Is $f$ holomorphic?

Question

Consider the function $f : \mathbb C → \mathbb C$ defined as $f(z) = \bar{z} ^2 $

1. Show that $f$ is holomorphic (= complex differentiable) at the point $z = 0$.

2. Is $f$ holomorphic on $\mathbb C$?

My attempt:

1. I calculated the limit as $h\to0$ of $\frac{f(0+h) - f(0)}{h}$: $\lim_{h\to0} \frac{\bar{h}^2}{h} = \lim_{h→0}$ $\frac{h^2}{h}$ $=0$

   Thus $f$ is holomorphic

2. I calculated the same limit but for any $z_0$ in $\mathbb C$, i.e. $\lim_{h→0}$ $\frac{f(z_0 + h) - f(z_0)}{h}$. I got that the limit is infinity.

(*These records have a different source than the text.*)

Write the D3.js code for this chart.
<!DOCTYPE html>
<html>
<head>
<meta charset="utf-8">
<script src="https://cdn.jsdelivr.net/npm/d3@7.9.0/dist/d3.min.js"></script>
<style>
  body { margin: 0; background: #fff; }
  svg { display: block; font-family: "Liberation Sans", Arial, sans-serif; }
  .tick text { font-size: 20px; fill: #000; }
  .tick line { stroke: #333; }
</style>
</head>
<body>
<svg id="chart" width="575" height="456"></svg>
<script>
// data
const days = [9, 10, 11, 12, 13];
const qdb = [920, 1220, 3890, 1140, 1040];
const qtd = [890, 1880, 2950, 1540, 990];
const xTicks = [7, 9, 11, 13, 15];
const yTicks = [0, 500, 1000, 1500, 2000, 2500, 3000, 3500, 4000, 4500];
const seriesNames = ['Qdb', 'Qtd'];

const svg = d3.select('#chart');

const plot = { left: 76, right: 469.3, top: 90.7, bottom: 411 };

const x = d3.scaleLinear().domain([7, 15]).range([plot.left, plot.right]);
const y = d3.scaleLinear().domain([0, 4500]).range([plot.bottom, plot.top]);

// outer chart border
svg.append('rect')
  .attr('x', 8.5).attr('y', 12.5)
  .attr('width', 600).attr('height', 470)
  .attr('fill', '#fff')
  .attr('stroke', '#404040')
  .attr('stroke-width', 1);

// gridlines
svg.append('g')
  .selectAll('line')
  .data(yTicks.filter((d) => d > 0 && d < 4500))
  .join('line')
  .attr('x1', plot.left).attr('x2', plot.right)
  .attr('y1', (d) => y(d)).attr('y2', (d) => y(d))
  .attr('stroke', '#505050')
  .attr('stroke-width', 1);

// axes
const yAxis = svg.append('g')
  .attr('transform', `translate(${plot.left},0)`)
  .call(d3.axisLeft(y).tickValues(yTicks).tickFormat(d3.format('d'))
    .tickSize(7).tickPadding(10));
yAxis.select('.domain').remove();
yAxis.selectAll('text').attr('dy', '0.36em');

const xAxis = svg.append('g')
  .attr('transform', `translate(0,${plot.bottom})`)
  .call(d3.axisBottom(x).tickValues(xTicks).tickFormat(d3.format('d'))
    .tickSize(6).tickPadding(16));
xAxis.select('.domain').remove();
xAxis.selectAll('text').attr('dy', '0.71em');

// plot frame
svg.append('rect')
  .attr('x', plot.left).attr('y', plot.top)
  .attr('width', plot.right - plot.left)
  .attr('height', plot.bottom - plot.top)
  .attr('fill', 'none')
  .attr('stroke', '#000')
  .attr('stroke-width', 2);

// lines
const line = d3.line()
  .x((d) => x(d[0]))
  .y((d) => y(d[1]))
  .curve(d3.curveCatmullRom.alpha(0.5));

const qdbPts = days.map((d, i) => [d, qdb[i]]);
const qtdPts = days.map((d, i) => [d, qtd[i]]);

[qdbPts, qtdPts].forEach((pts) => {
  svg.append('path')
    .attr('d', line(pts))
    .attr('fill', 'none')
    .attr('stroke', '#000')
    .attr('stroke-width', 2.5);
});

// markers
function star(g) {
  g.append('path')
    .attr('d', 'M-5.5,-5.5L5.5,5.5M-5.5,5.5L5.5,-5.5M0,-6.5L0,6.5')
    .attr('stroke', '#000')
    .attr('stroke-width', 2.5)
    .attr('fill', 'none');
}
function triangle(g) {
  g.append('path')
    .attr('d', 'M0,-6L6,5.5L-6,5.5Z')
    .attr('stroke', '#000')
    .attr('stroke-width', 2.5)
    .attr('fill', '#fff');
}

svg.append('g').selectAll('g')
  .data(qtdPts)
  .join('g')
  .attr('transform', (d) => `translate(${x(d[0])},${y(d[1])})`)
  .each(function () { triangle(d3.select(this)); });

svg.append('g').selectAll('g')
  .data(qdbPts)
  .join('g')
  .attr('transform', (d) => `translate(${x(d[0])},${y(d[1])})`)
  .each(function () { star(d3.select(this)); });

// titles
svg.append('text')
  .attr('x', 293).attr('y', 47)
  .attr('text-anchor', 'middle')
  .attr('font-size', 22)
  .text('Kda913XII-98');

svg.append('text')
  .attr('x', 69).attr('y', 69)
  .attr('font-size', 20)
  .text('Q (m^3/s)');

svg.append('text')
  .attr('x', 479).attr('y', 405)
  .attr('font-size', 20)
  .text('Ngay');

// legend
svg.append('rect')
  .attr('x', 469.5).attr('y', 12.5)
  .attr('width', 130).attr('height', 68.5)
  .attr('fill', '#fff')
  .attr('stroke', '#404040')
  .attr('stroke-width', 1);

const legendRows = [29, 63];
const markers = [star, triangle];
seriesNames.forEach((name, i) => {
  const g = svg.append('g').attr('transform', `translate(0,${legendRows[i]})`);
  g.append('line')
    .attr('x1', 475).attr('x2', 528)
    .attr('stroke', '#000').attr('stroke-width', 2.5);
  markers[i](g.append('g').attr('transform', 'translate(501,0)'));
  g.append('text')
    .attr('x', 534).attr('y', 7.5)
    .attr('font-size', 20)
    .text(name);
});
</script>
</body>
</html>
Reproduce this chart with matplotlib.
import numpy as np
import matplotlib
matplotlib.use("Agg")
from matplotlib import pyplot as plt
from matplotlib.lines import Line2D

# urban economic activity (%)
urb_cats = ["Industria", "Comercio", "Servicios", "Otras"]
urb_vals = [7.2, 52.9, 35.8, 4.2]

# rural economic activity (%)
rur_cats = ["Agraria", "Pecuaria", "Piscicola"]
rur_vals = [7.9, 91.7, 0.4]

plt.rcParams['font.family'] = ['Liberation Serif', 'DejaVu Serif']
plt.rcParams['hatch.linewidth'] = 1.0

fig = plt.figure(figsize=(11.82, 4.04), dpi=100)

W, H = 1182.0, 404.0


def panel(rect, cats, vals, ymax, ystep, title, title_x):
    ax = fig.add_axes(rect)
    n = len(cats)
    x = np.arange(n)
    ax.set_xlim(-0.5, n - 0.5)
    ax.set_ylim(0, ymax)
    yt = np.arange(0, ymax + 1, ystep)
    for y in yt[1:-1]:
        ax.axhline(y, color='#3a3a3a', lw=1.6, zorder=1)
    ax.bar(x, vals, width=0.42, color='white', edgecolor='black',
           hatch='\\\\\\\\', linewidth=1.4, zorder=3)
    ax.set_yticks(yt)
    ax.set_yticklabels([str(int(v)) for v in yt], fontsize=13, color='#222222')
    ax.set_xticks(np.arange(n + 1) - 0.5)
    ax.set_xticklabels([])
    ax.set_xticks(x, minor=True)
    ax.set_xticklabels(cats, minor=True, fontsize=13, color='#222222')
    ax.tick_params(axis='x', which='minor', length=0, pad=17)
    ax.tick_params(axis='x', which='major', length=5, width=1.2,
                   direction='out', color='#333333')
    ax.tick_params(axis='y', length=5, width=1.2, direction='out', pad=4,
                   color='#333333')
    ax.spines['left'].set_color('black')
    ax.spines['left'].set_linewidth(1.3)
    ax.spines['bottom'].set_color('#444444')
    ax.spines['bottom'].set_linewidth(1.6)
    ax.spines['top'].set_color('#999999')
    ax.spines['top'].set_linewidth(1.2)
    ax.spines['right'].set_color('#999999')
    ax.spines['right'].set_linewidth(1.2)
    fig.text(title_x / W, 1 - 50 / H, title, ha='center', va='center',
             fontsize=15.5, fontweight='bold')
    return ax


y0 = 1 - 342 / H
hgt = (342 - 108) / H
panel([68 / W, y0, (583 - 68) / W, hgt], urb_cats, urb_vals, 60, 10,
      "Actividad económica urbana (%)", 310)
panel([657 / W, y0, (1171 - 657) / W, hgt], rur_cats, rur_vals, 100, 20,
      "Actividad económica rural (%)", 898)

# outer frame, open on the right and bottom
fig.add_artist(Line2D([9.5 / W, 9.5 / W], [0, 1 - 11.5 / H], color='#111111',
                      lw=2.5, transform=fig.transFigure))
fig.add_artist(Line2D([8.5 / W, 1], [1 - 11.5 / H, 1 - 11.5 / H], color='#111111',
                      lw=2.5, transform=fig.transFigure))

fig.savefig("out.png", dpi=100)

So the limit exists and thus $f$ is holomorphic on $\mathbb C$

Are my attempts correct?

Answer 1

Your solution for a) is o.k.

b) is not o.k.

Show that

$$\lim_{h \to 0, h \in \mathbb R}\frac{f(z_0 + h) - f(z_0)}{h}=2 \overline{z_0}$$

and

$$\lim_{h \to 0, h \in i \mathbb R}\frac{f(z_0 + h) - f(z_0)}{h}=-2 \overline{z_0}.$$

If $z_0 \ne 0$ , these limits are not equal, thus $\lim_{h \to 0}\frac{f(z_0 + h) - f(z_0)}{h}$ does not exist.

Answer 2

Not sure how you got the limit is infinity. Anyway, just write the function in the form $u+iv$. We have $f(x+iy)=(x-iy)^2=(x^2-y^2)-2xyi$. Hence $u(x,y)=x^2-y^2, v(x,y)=-2xy$. Now it is easy to see that the Cauchy-Riemann equations hold only at the origin. So $f$ can't be differentiable at any other point.